A Hip-Hop Artist Turned Concordia Professor

Yassin Alsalman, a.k.a. The Narcicyst, Tries to Be a “Conduit for Free Thought” in Class

Snapshot from The Narcicyst’s music video “Hamdullah.”

I could hear the music getting louder as I approached the door—this was not my imagination. MF Doom’s Potholderz was playing full blast on the professor’s MacBook Pro.

A short, young-looking man with a black beard, big round glasses and a toque that read “POUTINE” was bobbing his head to the music.

So this was the famous “Narcicyst” my friends were raving about, the MC turned professor.

“Now who here is a hip-hop head?” he asked once the class had settled down. A few raised their hands. “Come on guys, this is a hip-hop class! I wanna hear you. Who here is a hip-hop head?”

Hands shot up, tired eyes widened and the class’s attention was captured.

Yassin Alsalman—or, as many know him, “Narcy”—is a 32-year-old hip-hop artist, published author and Fine Arts professor at Concordia.

He teaches a course called “Hip-Hop: Past, Present and Future.” As an entertainer and professor for roughly the same age group, he manages to bridge the gap between both worlds and not only have students look up to him, but respect him.

For Alsalman, the seemingly conflicting worlds of academia and hip-hop complement each other.

“I’m not interested in being a teacher per se; more a conduit for free thought,” he says.

“My classes tend to revolve around critical thinking and challenging the students to step out of their comfort zone of not only learning patterns, but their existing environment.”

Alsalman learned this type of approach from Yasmin Jiwani, a professor in communications at Concordia.

“Yassin is incredibly intelligent and has the ability to reach across a large span of people. He really picks up on contemporary issues and is not afraid to challenge them,” says Jiwani.

The professor really admires his work and often uses his music videos in her classes. More than anything, Jiwani said that Alsalman has the ability to transcend and speak in any given situation he is put in, which he pushes his students to do as well.

One Friday, Alsalman conducted an open debate about race in hip-hop. It wasn’t like any class I’d ever experienced—people were speaking their minds, thinking critically and considering different views.

We were asked how to change racial stereotypes. Students were eager to participate; by then, we had stepped far out of our comfort zones.

One student, Andres Gonzalez, said, “Classes like this are what will change racial stereotypes. We need teachers to open up discussions in classrooms because our media purposefully shifts our focus away from this.”

I overheard students talking about the debate long after class was over. “He wants to learn from us as much as we could learn from him,” said student Nick Woodcock.

Being a professional orator on stage helps him grasp the attention of a classroom, says Alsalman. “Being on stage, I always have something to say,” he says, “so it helps me get comfortable and confident enough to present.”
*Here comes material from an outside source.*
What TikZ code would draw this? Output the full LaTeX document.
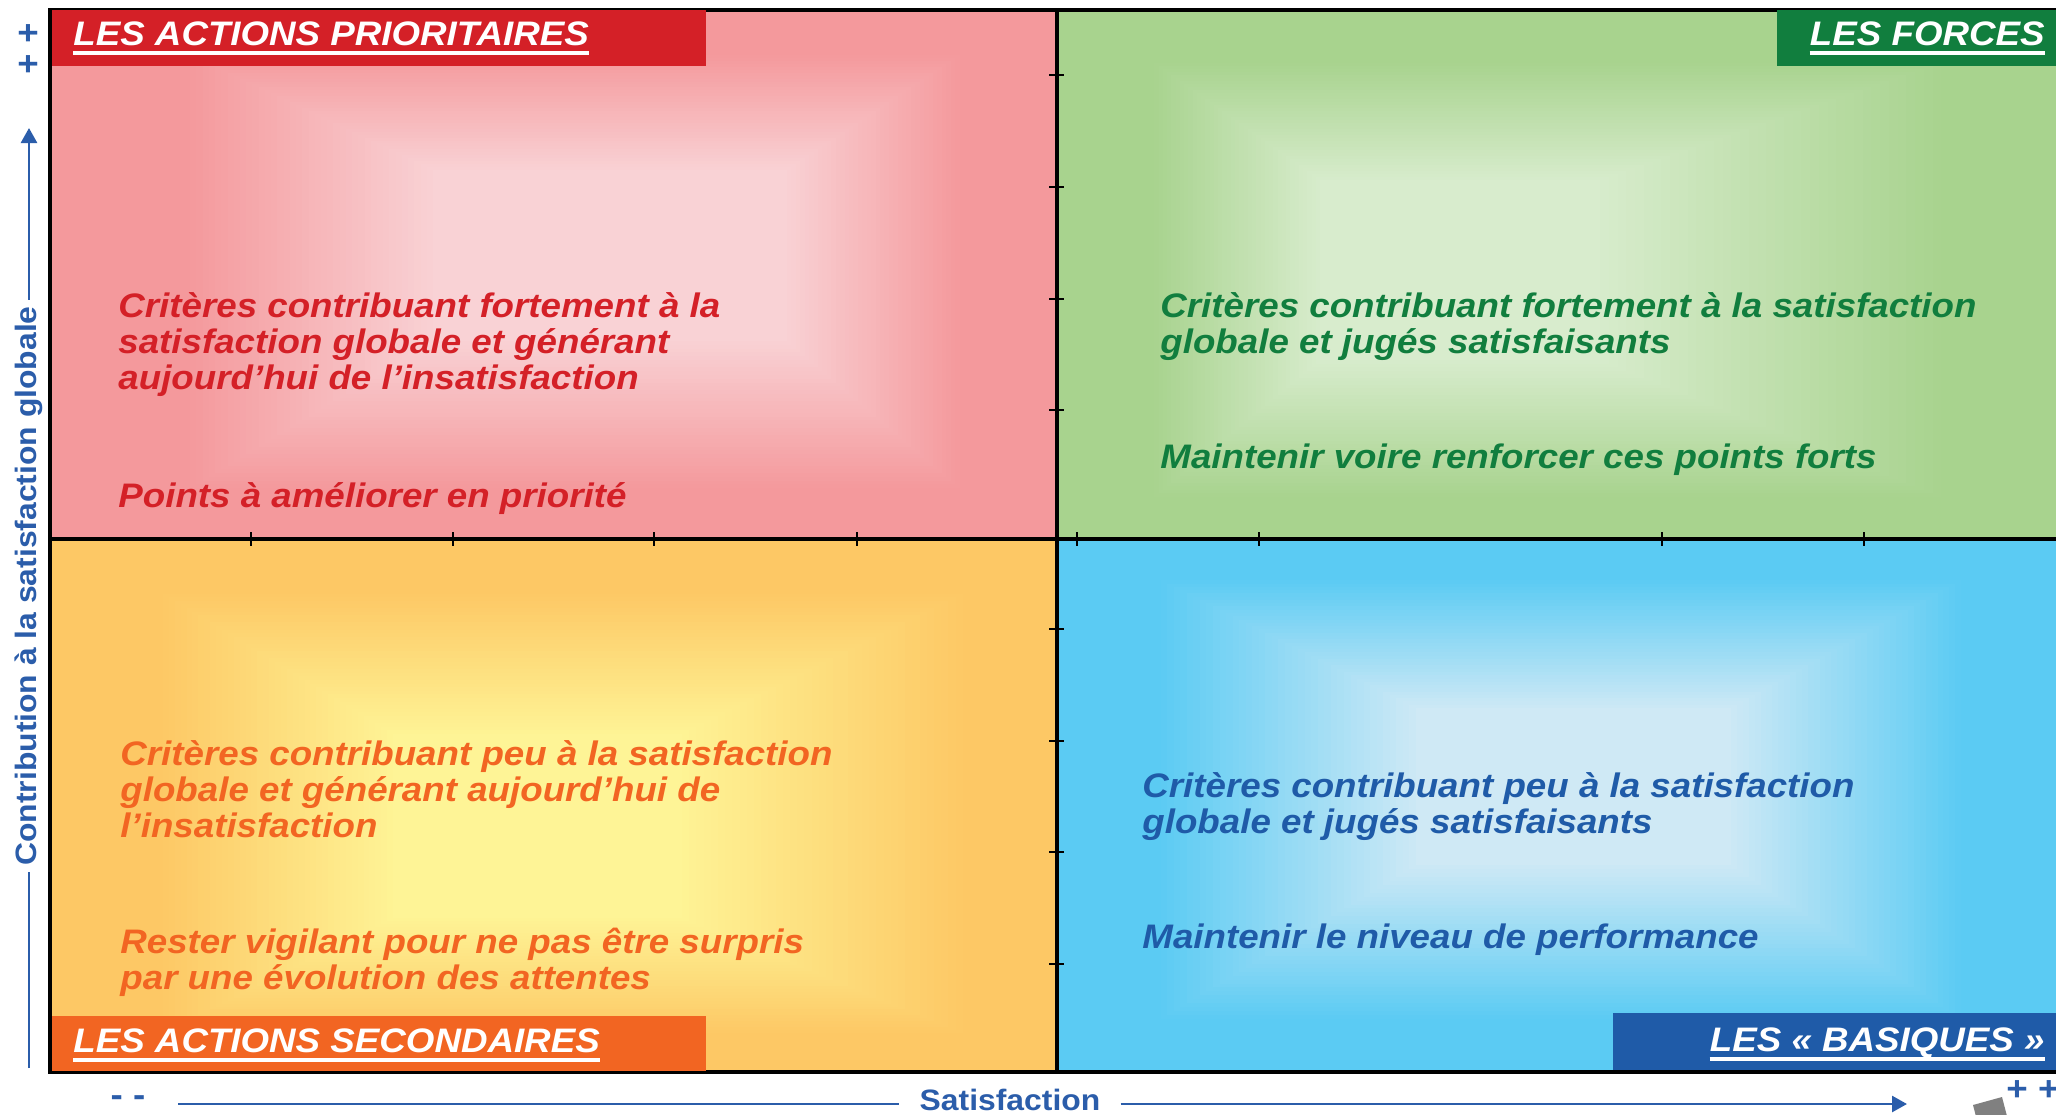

In front of the class, Alsalman is clearly at ease. Students can tell that it’s more than academic preparedness. He makes eye contact, laughs with us, and takes us seriously. It is easy, not intimidating, to speak your mind in his class.

As Narcy, Alsalman’s music is largely based on his identity as an Iraqi-Canadian. He raps about injustice, discrimination and “The Fear of an Arab Planet.”

In his book The Diatribes of a Dying Tribe, Alsalman says Iraq has been “in a constant state of destruction [his] whole life,” and that all four members of one of his hip-hop groups, Arab Summit, left their mother culture at a breaking point of systematic bullying from the West and neighbouring states.

Alsalman found a place to develop his somewhat conflicting identity in hip-hop, which he defines as a home for the alienated and displaced.

In last year’s hip-hop class, a student refused to show up because another class member boycotted Israeli products in protest of Israel-Palestine violence. To mediate, Alsalman took a fair approach, leaving his own opinions out of the equation.

“Our class is about differing opinions, and he must be ready to share it, not run away from it. How can we grow if we can’t even talk about it? It wasn’t really an option for me for him not to come to class,” says Alsalman.

Yassin Alsalman has many different identities. To his students, he is a mediator, friend and educator. To his fans, he is someone who chose the pen over the sword, the mic over the gun.

“I would hope that I touch people’s hearts with the truth of my life and that people can relate [to] the humanity of the songs in general. My will is to create positive thought and put it out into the world,” he said.

Alsalman ended our last class by suggesting we listen to the new Lupe Fiasco album, and talked about identity. “Colour outside the lines,” he said, “but never onto another person’s lines.”